YOUR GOAL
Copy all lines that contain the word "with".

PROVIDED ENTRIES
────────────────────────────────────────

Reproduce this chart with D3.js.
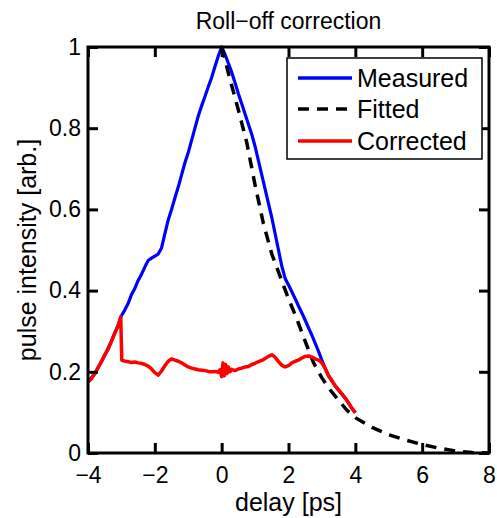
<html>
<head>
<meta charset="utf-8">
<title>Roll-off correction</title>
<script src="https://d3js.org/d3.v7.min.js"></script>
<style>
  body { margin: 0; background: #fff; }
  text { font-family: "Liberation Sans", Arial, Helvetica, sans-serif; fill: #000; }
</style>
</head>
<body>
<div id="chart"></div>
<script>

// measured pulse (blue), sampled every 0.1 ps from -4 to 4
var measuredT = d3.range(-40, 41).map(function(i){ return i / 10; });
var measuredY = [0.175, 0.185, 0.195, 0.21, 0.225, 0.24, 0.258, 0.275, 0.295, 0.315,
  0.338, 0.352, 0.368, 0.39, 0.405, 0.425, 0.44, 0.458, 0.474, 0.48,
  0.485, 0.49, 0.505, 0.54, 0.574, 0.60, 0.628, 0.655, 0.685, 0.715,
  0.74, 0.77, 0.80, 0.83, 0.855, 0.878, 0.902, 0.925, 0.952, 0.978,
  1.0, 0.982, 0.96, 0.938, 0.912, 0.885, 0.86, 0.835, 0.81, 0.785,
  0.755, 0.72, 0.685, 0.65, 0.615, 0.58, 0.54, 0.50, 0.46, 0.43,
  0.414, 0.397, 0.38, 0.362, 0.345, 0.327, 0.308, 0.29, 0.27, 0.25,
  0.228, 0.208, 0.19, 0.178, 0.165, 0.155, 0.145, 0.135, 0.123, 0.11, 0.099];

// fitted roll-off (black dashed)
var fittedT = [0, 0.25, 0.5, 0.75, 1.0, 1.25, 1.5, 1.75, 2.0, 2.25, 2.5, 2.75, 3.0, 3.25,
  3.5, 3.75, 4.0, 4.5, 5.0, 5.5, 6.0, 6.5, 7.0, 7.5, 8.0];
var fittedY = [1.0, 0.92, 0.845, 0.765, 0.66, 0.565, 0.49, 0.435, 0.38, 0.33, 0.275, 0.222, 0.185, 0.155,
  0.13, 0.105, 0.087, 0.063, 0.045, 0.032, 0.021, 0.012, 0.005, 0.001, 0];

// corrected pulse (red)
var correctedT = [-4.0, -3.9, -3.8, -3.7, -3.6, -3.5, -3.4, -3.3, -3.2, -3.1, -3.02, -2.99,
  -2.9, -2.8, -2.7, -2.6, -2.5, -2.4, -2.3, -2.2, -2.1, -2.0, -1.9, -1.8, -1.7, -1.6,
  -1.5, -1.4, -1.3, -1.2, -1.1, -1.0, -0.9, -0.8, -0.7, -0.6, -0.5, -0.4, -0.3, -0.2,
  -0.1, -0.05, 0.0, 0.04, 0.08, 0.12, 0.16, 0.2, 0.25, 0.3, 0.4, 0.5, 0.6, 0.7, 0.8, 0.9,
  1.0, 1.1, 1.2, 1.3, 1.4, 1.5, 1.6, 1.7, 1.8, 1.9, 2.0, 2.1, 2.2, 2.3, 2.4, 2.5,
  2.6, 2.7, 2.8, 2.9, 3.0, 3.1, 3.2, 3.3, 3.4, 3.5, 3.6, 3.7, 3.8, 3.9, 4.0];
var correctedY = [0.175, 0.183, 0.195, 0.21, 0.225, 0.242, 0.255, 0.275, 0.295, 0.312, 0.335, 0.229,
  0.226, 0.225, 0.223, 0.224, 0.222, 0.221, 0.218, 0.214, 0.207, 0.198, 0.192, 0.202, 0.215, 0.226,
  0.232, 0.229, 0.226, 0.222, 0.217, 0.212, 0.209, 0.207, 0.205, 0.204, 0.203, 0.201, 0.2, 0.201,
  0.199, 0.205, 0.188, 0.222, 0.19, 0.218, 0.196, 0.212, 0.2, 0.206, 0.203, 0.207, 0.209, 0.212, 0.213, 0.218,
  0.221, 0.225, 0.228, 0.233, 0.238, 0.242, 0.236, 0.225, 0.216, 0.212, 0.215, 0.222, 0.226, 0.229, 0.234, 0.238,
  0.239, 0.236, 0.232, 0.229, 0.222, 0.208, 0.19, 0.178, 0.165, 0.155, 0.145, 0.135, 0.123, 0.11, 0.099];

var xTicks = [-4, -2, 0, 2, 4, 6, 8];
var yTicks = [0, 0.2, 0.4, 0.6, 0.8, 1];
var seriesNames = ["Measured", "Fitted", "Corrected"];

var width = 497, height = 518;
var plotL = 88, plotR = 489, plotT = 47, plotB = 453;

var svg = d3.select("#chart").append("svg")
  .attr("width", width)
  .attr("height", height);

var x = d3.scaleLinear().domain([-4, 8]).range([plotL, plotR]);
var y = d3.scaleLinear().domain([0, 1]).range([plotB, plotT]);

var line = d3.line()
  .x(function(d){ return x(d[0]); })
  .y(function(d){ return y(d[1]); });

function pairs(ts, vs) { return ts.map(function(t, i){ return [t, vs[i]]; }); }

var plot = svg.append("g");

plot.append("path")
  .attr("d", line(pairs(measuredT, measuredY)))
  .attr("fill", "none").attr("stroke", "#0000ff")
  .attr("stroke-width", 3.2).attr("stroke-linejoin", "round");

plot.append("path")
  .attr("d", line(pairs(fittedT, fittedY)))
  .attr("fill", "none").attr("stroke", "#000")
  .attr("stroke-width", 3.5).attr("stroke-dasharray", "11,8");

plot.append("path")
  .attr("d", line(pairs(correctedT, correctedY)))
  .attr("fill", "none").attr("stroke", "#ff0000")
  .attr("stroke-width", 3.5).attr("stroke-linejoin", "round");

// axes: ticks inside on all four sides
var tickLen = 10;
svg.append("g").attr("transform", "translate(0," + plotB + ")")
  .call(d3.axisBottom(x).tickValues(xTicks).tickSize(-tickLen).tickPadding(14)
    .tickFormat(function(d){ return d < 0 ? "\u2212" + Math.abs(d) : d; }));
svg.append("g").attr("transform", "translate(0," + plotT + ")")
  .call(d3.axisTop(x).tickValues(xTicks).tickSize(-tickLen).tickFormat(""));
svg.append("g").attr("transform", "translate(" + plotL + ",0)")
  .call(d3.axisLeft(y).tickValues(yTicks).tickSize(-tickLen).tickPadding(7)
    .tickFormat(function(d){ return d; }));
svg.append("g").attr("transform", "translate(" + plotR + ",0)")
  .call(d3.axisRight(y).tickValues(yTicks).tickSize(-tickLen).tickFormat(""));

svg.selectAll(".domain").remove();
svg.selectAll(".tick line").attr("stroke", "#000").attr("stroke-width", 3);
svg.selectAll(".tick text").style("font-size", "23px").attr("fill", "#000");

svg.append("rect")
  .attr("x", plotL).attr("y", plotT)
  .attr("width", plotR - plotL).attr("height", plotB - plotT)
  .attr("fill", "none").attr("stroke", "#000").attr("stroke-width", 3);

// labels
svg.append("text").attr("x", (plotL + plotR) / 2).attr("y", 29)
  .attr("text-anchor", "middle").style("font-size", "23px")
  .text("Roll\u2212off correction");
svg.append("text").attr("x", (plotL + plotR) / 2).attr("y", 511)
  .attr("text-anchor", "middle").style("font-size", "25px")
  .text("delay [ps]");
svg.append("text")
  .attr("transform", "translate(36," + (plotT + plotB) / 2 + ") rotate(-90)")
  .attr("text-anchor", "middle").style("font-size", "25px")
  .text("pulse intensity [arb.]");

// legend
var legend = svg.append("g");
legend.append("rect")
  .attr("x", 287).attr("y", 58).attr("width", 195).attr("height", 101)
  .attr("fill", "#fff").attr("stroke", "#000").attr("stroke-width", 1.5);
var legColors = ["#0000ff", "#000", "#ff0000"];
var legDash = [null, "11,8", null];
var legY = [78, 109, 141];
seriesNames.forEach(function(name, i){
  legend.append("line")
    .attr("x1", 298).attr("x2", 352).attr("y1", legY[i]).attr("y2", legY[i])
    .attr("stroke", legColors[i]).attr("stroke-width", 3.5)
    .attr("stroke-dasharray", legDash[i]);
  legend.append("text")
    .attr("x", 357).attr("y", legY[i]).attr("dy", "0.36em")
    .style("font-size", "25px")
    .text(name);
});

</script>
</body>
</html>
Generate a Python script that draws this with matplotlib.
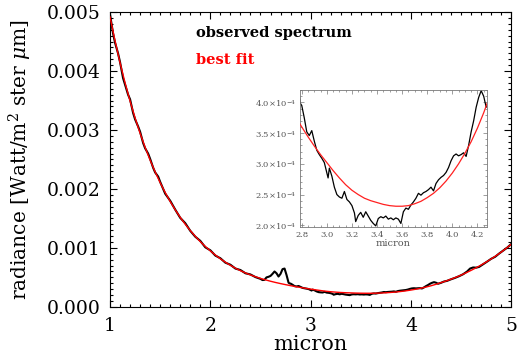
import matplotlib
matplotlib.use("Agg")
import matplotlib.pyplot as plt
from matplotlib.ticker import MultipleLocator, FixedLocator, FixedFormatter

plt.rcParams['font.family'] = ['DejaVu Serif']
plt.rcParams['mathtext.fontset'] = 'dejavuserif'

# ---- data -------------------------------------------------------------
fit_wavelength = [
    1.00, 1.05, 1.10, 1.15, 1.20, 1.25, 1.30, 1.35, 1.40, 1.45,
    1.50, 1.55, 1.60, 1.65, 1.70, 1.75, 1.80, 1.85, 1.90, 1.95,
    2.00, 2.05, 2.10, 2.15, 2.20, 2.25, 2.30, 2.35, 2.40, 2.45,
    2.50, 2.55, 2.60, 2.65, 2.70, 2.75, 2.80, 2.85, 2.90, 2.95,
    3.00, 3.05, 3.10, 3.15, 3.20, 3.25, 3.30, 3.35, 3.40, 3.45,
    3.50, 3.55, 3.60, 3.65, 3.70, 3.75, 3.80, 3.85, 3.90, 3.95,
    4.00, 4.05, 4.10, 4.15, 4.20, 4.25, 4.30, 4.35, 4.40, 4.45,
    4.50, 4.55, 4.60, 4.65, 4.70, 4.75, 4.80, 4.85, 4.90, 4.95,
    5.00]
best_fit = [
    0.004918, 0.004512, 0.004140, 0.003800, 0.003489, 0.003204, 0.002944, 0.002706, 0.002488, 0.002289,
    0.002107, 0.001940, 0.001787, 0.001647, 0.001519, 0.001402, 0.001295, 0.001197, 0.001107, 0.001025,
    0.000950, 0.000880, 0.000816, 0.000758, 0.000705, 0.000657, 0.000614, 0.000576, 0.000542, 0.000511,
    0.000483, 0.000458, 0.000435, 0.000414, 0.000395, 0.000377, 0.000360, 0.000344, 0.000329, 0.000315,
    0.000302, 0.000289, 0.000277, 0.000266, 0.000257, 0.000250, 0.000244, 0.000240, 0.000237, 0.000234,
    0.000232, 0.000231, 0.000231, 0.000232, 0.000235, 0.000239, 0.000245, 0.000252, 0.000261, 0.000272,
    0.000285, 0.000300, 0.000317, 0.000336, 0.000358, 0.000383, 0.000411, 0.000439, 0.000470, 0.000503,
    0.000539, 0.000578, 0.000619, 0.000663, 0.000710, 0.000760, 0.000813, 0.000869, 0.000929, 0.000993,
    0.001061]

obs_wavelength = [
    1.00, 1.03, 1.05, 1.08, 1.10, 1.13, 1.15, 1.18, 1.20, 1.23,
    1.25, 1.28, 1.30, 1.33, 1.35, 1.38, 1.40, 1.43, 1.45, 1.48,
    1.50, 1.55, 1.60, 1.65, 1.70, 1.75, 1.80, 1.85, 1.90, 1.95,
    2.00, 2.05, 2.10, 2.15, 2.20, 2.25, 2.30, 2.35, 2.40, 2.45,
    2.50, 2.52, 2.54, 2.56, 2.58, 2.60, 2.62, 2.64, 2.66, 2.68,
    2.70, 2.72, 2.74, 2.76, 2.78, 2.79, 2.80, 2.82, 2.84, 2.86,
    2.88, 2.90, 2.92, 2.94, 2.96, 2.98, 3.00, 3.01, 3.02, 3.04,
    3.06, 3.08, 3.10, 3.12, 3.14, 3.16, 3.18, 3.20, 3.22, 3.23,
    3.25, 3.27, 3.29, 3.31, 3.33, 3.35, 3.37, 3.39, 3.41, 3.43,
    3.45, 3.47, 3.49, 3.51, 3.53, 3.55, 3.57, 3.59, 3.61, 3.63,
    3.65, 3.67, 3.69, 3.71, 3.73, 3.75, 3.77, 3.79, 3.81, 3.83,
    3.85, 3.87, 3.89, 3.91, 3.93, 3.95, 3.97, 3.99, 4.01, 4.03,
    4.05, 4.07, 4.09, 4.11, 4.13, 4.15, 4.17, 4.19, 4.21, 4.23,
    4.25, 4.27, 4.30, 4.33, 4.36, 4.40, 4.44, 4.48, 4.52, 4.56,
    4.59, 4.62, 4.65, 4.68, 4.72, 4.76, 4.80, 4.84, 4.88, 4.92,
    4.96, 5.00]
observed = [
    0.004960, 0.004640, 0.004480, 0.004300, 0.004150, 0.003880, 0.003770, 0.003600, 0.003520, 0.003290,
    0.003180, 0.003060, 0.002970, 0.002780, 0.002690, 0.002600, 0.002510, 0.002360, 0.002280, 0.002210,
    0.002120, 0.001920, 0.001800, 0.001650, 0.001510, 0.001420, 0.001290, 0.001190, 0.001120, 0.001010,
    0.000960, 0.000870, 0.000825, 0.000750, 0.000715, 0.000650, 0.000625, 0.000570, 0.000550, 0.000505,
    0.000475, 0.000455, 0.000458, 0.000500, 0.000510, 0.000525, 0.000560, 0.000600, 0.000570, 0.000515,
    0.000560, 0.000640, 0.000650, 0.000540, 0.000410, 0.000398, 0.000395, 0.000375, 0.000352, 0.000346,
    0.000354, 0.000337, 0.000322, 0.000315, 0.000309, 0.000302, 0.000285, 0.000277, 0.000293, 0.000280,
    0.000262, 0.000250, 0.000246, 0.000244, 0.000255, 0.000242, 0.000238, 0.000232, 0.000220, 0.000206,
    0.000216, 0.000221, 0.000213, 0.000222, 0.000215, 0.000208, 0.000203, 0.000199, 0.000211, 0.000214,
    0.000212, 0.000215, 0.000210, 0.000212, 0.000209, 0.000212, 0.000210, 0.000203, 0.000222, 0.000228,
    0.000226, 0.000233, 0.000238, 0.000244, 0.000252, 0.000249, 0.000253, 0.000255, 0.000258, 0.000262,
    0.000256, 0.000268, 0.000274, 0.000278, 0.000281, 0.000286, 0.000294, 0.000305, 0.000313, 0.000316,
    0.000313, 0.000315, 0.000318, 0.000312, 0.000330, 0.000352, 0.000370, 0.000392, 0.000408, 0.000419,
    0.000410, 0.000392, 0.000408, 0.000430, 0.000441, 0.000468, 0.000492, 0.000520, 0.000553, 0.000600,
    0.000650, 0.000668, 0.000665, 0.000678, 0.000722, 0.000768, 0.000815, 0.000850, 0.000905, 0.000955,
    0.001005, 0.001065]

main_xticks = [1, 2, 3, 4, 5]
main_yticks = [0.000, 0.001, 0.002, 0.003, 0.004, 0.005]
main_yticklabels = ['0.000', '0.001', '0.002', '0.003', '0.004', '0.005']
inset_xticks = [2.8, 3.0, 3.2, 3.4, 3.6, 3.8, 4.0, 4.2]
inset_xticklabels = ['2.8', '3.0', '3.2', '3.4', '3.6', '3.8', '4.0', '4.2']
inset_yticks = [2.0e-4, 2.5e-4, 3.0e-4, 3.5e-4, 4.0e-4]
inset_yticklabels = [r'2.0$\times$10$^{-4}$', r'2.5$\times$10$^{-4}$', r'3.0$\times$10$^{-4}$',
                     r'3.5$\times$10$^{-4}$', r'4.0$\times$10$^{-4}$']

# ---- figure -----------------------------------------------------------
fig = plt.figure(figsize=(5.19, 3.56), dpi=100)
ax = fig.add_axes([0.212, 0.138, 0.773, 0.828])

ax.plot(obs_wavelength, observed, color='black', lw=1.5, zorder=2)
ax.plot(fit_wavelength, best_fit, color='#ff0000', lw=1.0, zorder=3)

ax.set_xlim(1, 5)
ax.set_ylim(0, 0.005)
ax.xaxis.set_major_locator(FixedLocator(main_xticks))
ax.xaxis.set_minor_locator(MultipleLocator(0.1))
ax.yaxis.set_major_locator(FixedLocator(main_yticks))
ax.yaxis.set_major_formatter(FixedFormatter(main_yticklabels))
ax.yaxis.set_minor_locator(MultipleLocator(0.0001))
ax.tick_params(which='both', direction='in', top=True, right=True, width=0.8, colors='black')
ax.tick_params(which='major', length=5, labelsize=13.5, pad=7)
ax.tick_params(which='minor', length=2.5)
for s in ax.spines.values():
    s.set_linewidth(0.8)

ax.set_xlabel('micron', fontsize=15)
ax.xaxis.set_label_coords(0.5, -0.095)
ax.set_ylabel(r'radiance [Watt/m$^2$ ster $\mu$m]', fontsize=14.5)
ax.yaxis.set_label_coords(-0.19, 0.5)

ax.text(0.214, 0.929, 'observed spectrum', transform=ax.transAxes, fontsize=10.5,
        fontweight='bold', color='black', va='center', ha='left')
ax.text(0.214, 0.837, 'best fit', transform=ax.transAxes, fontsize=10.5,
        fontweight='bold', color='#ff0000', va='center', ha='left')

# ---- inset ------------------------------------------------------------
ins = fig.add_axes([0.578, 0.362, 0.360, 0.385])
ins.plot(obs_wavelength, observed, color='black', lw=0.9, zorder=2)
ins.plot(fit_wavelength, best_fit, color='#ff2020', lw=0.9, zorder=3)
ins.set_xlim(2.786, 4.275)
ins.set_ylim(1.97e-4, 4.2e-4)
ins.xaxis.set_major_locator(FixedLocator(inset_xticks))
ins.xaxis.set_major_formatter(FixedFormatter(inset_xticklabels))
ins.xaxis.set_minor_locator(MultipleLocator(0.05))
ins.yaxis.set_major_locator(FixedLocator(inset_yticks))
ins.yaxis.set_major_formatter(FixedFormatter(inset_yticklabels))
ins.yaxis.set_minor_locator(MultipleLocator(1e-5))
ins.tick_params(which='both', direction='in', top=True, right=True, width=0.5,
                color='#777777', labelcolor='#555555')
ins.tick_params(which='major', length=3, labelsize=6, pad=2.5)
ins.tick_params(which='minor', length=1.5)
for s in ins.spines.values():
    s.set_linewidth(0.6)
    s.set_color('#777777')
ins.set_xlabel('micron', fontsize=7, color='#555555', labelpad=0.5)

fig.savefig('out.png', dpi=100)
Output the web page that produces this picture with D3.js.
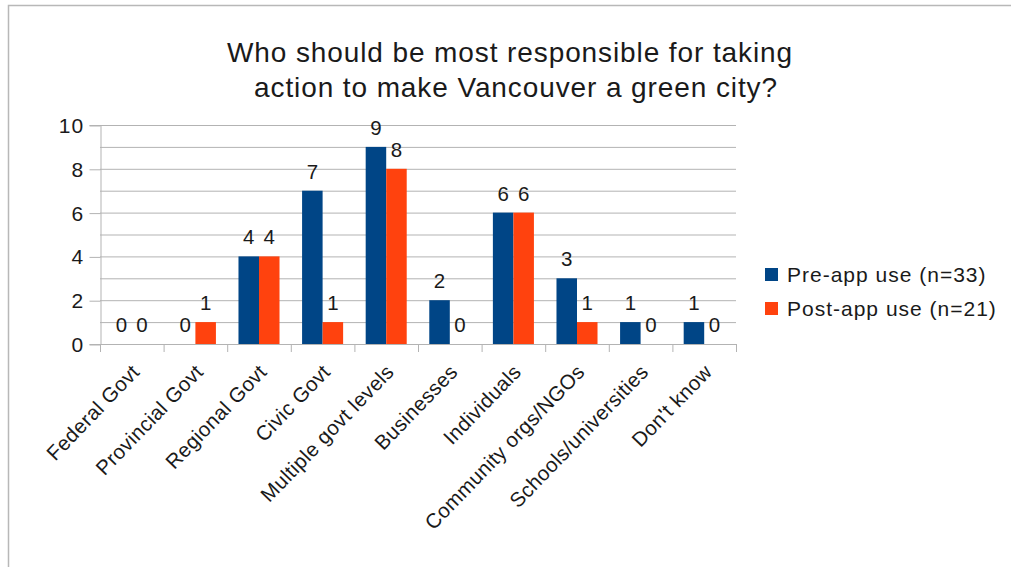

────────────────────────────────────────

FINAL RESULT
Reproduce this chart with D3.js.
Generate a Python script that draws this with matplotlib.
Output the web page that produces this picture with D3.js.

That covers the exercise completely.